The bank has denied any wrong-doing, issuing two statements over the weekend. It said Paulson had paid $15m to the bank for structuring the instruments, known as Abacus 2007-AC1, but added that Goldman has lost more than $90m on the transactions.
"We are disappointed that the SEC would bring this action related to a single transaction in the face of an extensive record which establishes that the accusations are unfounded in law and fact," one statement read.
Sources close to Goldman accused British and US politicians of scoring "easy political points". Last year, Mr Blankfein said that the bank was "absolutely anal" about trading conflicts.
The Goldman banker at the centre of the crisis, Fabrice Tourre, is alleged to have told investors in 2007 that Paulson was buying into the subprime instruments, when in fact it was buying the Abacus product to short them.
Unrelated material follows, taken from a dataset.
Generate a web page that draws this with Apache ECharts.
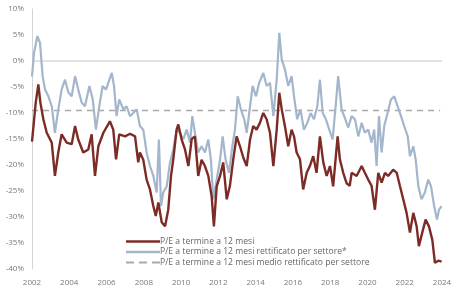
<!DOCTYPE html>
<html><head><meta charset="utf-8">
<script src="https://cdn.jsdelivr.net/npm/echarts@6/dist/echarts.min.js"></script>
<style>html,body{margin:0;padding:0;background:#fff}#c{width:464px;height:300px}</style>
</head><body><div id="c"></div>
<script>
const seriesNames = ["P/E a termine a 12 mesi","P/E a termine a 12 mesi rettificato per settore*","P/E a termine a 12 mesi medio rettificato per settore"];
const redYears = [2002.00,2002.08,2002.20,2002.34,2002.45,2002.61,2002.79,2003.06,2003.23,2003.41,2003.59,2003.86,2004.13,2004.31,2004.48,2004.75,2005.02,2005.20,2005.38,2005.56,2005.83,2006.18,2006.36,2006.51,2006.68,2006.99,2007.26,2007.53,2007.70,2007.79,2007.97,2008.15,2008.33,2008.51,2008.64,2008.78,2008.96,2009.14,2009.31,2009.46,2009.58,2009.76,2009.85,2010.03,2010.21,2010.39,2010.57,2010.74,2010.92,2011.10,2011.28,2011.46,2011.64,2011.76,2011.91,2012.09,2012.26,2012.45,2012.62,2012.80,2012.98,2013.16,2013.34,2013.52,2013.70,2013.87,2014.05,2014.23,2014.41,2014.59,2014.77,2014.95,2015.13,2015.27,2015.40,2015.57,2015.75,2015.93,2016.06,2016.20,2016.38,2016.55,2016.74,2016.91,2017.09,2017.27,2017.45,2017.63,2017.81,2017.99,2018.16,2018.40,2018.52,2018.70,2018.88,2019.05,2019.15,2019.42,2019.69,2019.86,2020.04,2020.22,2020.40,2020.58,2020.76,2020.94,2021.11,2021.38,2021.57,2021.74,2021.92,2022.10,2022.28,2022.46,2022.64,2022.76,2022.94,2023.12,2023.30,2023.48,2023.62,2023.80,2023.98];
const redVals = [-15.5,-12.5,-8,-4.5,-8,-11.2,-13.8,-15.7,-22.1,-17.6,-14.1,-15.7,-16,-12.5,-15.1,-17.6,-17,-14.1,-22.1,-16.4,-13.8,-11.6,-13.2,-18.9,-14.1,-14.5,-14,-14.5,-19.5,-17.6,-19,-22.8,-24.7,-27.9,-29.8,-27.2,-31,-31.8,-28.6,-22.1,-18.9,-13.2,-12.2,-15.1,-17,-20.2,-15,-14.5,-22.1,-19,-20.2,-22.1,-26,-31.8,-24.1,-22.1,-19.5,-26.6,-24,-18.9,-14.5,-16.4,-18.6,-20.2,-15.1,-12.5,-13.2,-11.9,-10,-11.2,-13.8,-20.2,-13.2,-6.1,-9.3,-12.5,-16.4,-13.2,-14.5,-17.6,-18.9,-24.7,-21.5,-20.2,-18.3,-21.5,-14.5,-19.5,-22.1,-20.2,-24.1,-14.5,-18.9,-21.5,-23.5,-24,-21.5,-22.1,-20.2,-21.5,-22.8,-24,-28.6,-21.5,-23.4,-21.5,-22.1,-20.9,-21.5,-24,-26.6,-29.2,-33,-29.2,-31.8,-35.6,-33,-30.5,-31.8,-34.4,-38.8,-38.4,-38.6];
const blueYears = [2002.00,2002.11,2002.29,2002.43,2002.57,2002.70,2002.88,2003.06,2003.23,2003.41,2003.59,2003.77,2003.95,2004.13,2004.31,2004.48,2004.67,2004.84,2005.08,2005.26,2005.43,2005.61,2005.79,2005.97,2006.15,2006.28,2006.40,2006.54,2006.68,2006.90,2007.08,2007.26,2007.43,2007.62,2007.79,2007.97,2008.15,2008.33,2008.51,2008.69,2008.81,2008.92,2009.04,2009.23,2009.40,2009.58,2009.76,2009.94,2010.12,2010.30,2010.48,2010.60,2010.74,2010.92,2011.10,2011.28,2011.46,2011.60,2011.73,2011.91,2012.09,2012.23,2012.39,2012.57,2012.75,2012.89,2013.04,2013.21,2013.39,2013.52,2013.70,2013.84,2014.02,2014.19,2014.41,2014.59,2014.77,2014.95,2015.13,2015.27,2015.40,2015.57,2015.75,2015.93,2016.06,2016.23,2016.41,2016.59,2016.77,2016.95,2017.13,2017.31,2017.45,2017.60,2017.77,2017.95,2018.13,2018.31,2018.43,2018.61,2018.79,2018.97,2019.15,2019.33,2019.51,2019.69,2019.86,2020.04,2020.22,2020.36,2020.49,2020.62,2020.76,2020.90,2021.08,2021.26,2021.44,2021.62,2021.80,2021.97,2022.16,2022.28,2022.46,2022.59,2022.73,2022.90,2023.08,2023.26,2023.41,2023.58,2023.73,2023.84,2023.98];
const blueVals = [-3,1.6,4.8,3.5,-2.9,-5.5,-6.8,-8.7,-13.8,-9.3,-5.5,-3.6,-6,-6.8,-2.9,-5.5,-8,-8.7,-4.8,-7.4,-13.2,-8.7,-4.8,-5.5,-3.6,-2.3,-4.8,-10.6,-7.4,-9.3,-8.7,-10.6,-10,-9.3,-12.5,-13.2,-17.6,-20.2,-22.1,-25.3,-15.1,-27.9,-25.3,-24.1,-19.6,-17,-13.2,-13.8,-15.1,-13.2,-15.7,-10.6,-13.8,-17.6,-16.4,-17.6,-15.1,-19,-26.6,-22.8,-19,-14.5,-19,-21.5,-16.4,-13.2,-6.8,-9.3,-11.2,-13.8,-8.7,-4.8,-6.8,-4.2,-2.3,-4.8,-4.2,-10.6,-3.6,5.4,0.3,-1.6,-4.8,-2.9,-6.8,-11.2,-9.3,-13.2,-11.9,-10,-11.2,-8.7,-3.6,-10,-11.2,-13.2,-15.1,-8,-2.9,-9.3,-11,-12.8,-10.6,-11.2,-14.5,-11.9,-13.8,-13.2,-15.7,-13.2,-20.2,-10.6,-17.6,-12.5,-10,-7.4,-6.8,-8.7,-10.6,-12.5,-14.5,-18.3,-16.4,-19,-24.1,-26.6,-25.3,-22.8,-24.1,-27.9,-30.5,-28.6,-27.9];
const avgValue = -9.5;
const xTicks = {min: 2002, max: 2024, interval: 2};
const yTicks = {min: -40, max: 10, interval: 5};

const RED = '#7d2b25', BLUE = '#a3b6cc', GREY = '#a9a9a9';
const zip = (a, b) => a.map((v, i) => [v, b[i]]);
const font = '"Open Sans", sans-serif';
const chart = echarts.init(document.getElementById('c'), null, {renderer: 'canvas'});
chart.setOption({
  animation: false,
  backgroundColor: '#fff',
  grid: {left: 32, right: 22, top: 9, bottom: 31, containLabel: false},
  xAxis: {
    type: 'value', min: xTicks.min, max: xTicks.max, interval: xTicks.interval,
    axisLine: {show: false}, axisTick: {show: false}, splitLine: {show: false},
    axisLabel: {margin: 10, color: '#7a7a7a', fontSize: 8, fontFamily: font, formatter: v => String(v)}
  },
  yAxis: {
    type: 'value', min: yTicks.min, max: yTicks.max, interval: yTicks.interval,
    axisLine: {show: true, lineStyle: {color: '#d4d4d4', width: 1}},
    axisTick: {show: false}, splitLine: {show: false},
    axisLabel: {margin: 8, color: '#7a7a7a', fontSize: 8, fontFamily: font, formatter: '{value}%'}
  },
  legend: {
    data: [
      {name: seriesNames[0], icon: 'rect', itemStyle: {color: RED}},
      {name: seriesNames[1], icon: 'rect', itemStyle: {color: BLUE}},
      {name: seriesNames[2], icon: 'path://M0,0h8v2h-8z M13,0h8v2h-8z M26,0h8v2h-8z', itemStyle: {color: GREY}}
    ],
    orient: 'vertical', left: 121, top: 232,
    itemWidth: 34, itemHeight: 2.5, itemGap: 1.5,
    textStyle: {color: '#666', fontSize: 8.6, fontFamily: font, padding: [0, 0, 0, -5]}
  },
  series: [
    {name: 'zero', type: 'line', data: [[xTicks.min, 0], [xTicks.max, 0]], symbol: 'none', silent: true,
     lineStyle: {color: '#c8c8c8', width: 1.2}, z: 1},
    {name: seriesNames[0], type: 'line', data: zip(redYears, redVals), symbol: 'none',
     lineStyle: {color: RED, width: 2.4}, itemStyle: {color: RED}, z: 3},
    {name: seriesNames[1], type: 'line', data: zip(blueYears, blueVals), symbol: 'none',
     lineStyle: {color: BLUE, width: 2.2}, itemStyle: {color: BLUE}, z: 2},
    {name: seriesNames[2], type: 'line', data: [[xTicks.min, avgValue], [2023.9, avgValue]], symbol: 'none',
     lineStyle: {color: GREY, width: 1.5, type: [6, 5]}, itemStyle: {color: GREY}, z: 1}
  ]
});
</script></body></html>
Mr Tourre, a 31-year-old French national, has worked at Goldman's London headquarters since 2008. There is no suggestion that Paulson & Co acted improperly.
The Independent on Sunday reported yesterday that Goldman had failed to tell the FSA that Mr Tourre was under investigation when the bank was first informed of the SEC inquiry in July 2009. To work in prominent financial services roles, such as managing client investment portfolios, individuals must be approved on the FSA's public register. Mr Tourre was approved on 24 November 2008. Sources close to Goldman said yesterday that the "bank had decided it was unnecessary to inform the FSA, believing there had been no wrongdoing."